I was in Madrid when the Republic war proclaimed on April 14, 1931 in an atmosphere of euphoria. Alfonso XIII simply said he had lost the confidence of his people and left Spain. The Republicans were so happy they failed to get him to sign a statement of abdication. The atmosphere deteriorated until Civil War broke out in 1936. I was evacuated after the first siege of Madrid, on July 31. The reasonable republicans were caught between hard-line reactionaries and the wild, nasty people on the left. The center could not hold.
These years are well covered in the film "Caudillo: The History 0f the Spanish Civil War", distributed in the US by Films for the Humanities and Sciences It is two hours long, with very little explanation, so people not familiar with the war could not follow it without a manual, which does no seem to exist. They could, however, get the feeling of the war from these clips of newsreels taken at the time. Little space is devoted to the parliamentary history of the republic, but the film does cover the rise of Franco, whose performance in Morocco earned him promotion to the rank of captain at the age of 22, the youngest officer in the Spanish army. War scenes make better TV material than peace scenes, and the spectator, if not precisely enlightened by the film, is at least purged in the Aristotelian sense. It all seems so tragic and so silly. Both sides were alike in their behavior. Men toted guns, eager to use them. They paraded in different ways, shouted different slogans, and gave different salutes, but the pattern was the same. Above all, both sides killed with gusto, and the Franco troops even proclaimed their desire to die for the cause. The people suffered and hid or fled, cities were destroyed. If only both sides could in 1931 have seen where their behavior would lead them and Spain, they doubtlessly would have acted differently. Doubtlessly? Given man's perversity and the stupidity of crowds, we cannot be sure.

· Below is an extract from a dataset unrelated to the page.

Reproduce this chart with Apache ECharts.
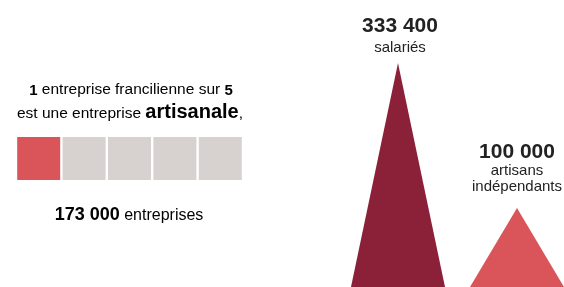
<!DOCTYPE html>
<html>
<head>
<meta charset="utf-8">
<script src="https://cdn.jsdelivr.net/npm/echarts@6/dist/echarts.min.js"></script>
<style>
html,body{margin:0;padding:0;background:#fff;overflow:hidden;}
#wrap{width:564px;height:287px;overflow:hidden;}
#c{width:600px;height:287px;}
</style>
</head>
<body>
<div id="wrap"><div id="c"></div></div>
<script>
// ---- data ----
const cellCategories = ['1', '2', '3', '4', '5'];
const cellValues = [1, 1, 1, 1, 1];
const cellIsArtisanal = [true, false, false, false, false];
const headlineNumbers = ['1', '5'];
const enterpriseCount = '173 000';

const workerCategories = ['salariés', 'artisans indépendants'];
const workerValues = [333400, 100000];
const workerNumberLabels = ['333 400', '100 000'];
const workerTextLines = [['salariés'], ['artisans', 'indépendants']];

// ---- styles ----
const FONT = '"Liberation Sans", Arial, sans-serif';
const TXT = '#222222';
const RED = '#d9555a';
const GREY = '#d7d1cf';
const DARK = '#8b2139';
const workerColors = [DARK, RED];
const Y_MIN = -27000, Y_MAX = 435000;

const chart = echarts.init(document.getElementById('c'), null, {renderer: 'canvas'});

function txt(text, x, y, size, weight) {
  return {
    type: 'text', x: x, y: y, silent: true,
    style: {
      text: text, fill: TXT, font: (weight || 'normal') + ' ' + size + 'px ' + FONT,
      align: 'center', verticalAlign: 'middle'
    }
  };
}

const richBase = {
  r: {fontFamily: FONT, fontSize: 15.5, color: TXT, verticalAlign: 'bottom', lineHeight: 24},
  b: {fontFamily: FONT, fontSize: 15, fontWeight: 'bold', color: TXT, verticalAlign: 'bottom', lineHeight: 24},
  big: {fontFamily: FONT, fontSize: 20, fontWeight: 'bold', color: TXT, verticalAlign: 'bottom', lineHeight: 24},
  n: {fontFamily: FONT, fontSize: 18, fontWeight: 'bold', color: TXT, verticalAlign: 'bottom', lineHeight: 24},
  e: {fontFamily: FONT, fontSize: 16, color: TXT, verticalAlign: 'bottom', lineHeight: 24}
};

const graphics = [
  {type: 'text', x: 131, y: 86, silent: true, style: {
    text: '{b|' + headlineNumbers[0] + '}{r| entreprise francilienne sur }{b|' + headlineNumbers[1] + '}',
    rich: richBase, align: 'center', verticalAlign: 'middle'}},
  {type: 'text', x: 130, y: 110, silent: true, style: {
    text: '{r|est une entreprise }{big|artisanale}{r|,}',
    rich: richBase, align: 'center', verticalAlign: 'middle'}},
  {type: 'text', x: 129, y: 212, silent: true, style: {
    text: '{n|' + enterpriseCount + '}{e| entreprises}',
    rich: richBase, align: 'center', verticalAlign: 'middle'}},
  // right labels
  txt(workerNumberLabels[0], 400, 26, 21, 'bold'),
  txt(workerTextLines[0][0], 400, 48, 15),
  txt(workerNumberLabels[1], 517, 152, 21, 'bold'),
  txt(workerTextLines[1][0], 517, 171, 15),
  txt(workerTextLines[1][1], 517, 187, 15)
];

chart.setOption({
  animation: false,
  backgroundColor: '#ffffff',
  grid: [
    {left: 16, width: 227, top: 137, height: 43},
    {left: 338.5, width: 238, top: 0, height: 287}
  ],
  xAxis: [
    {gridIndex: 0, type: 'category', data: cellCategories, show: false},
    {gridIndex: 1, type: 'category', data: workerCategories, show: false}
  ],
  yAxis: [
    {gridIndex: 0, type: 'value', min: 0, max: 1, show: false},
    {gridIndex: 1, type: 'value', min: Y_MIN, max: Y_MAX, show: false}
  ],
  series: [
    {
      type: 'bar', xAxisIndex: 0, yAxisIndex: 0, barWidth: 43,
      data: cellValues.map((v, i) => ({value: v, itemStyle: {color: cellIsArtisanal[i] ? RED : GREY}})),
      silent: true
    },
    {
      type: 'custom', xAxisIndex: 1, yAxisIndex: 1,
      data: workerValues.map((v, i) => [i, v]),
      renderItem: function (params, api) {
        const i = api.value(0);
        const apex = api.coord([i, api.value(1)]);
        const base = api.coord([i, Y_MIN]);
        const half = api.size([1, 0])[0] * 0.395;
        return {
          type: 'polygon',
          shape: {points: [[apex[0], apex[1]], [apex[0] - half, base[1]], [apex[0] + half, base[1]]]},
          style: {fill: workerColors[i]}
        };
      },
      silent: true
    }
  ],
  graphic: graphics
});
</script>
</body>
</html>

The film clips are old and quaint. It seems to take us back to a distant epoch, but a similar history is developing in Colombia and in other Spanish American countries. Perhaps if the people of Latin American countries could see this film, they would stay away from the abyss. But...See "doubtlessly" above. In Cuba, on the fortieth anniversary of the Bay of Pigs and his proclamation that he was a Marxist-Leninist, Castro has just boasted to cheering crowds about the achievements of his revolution, especially in health and welfare. He and the crowd waved their guns, the symbols of Cuban machismo and independence. What was the reaction to these scenes in the rest of Latin America?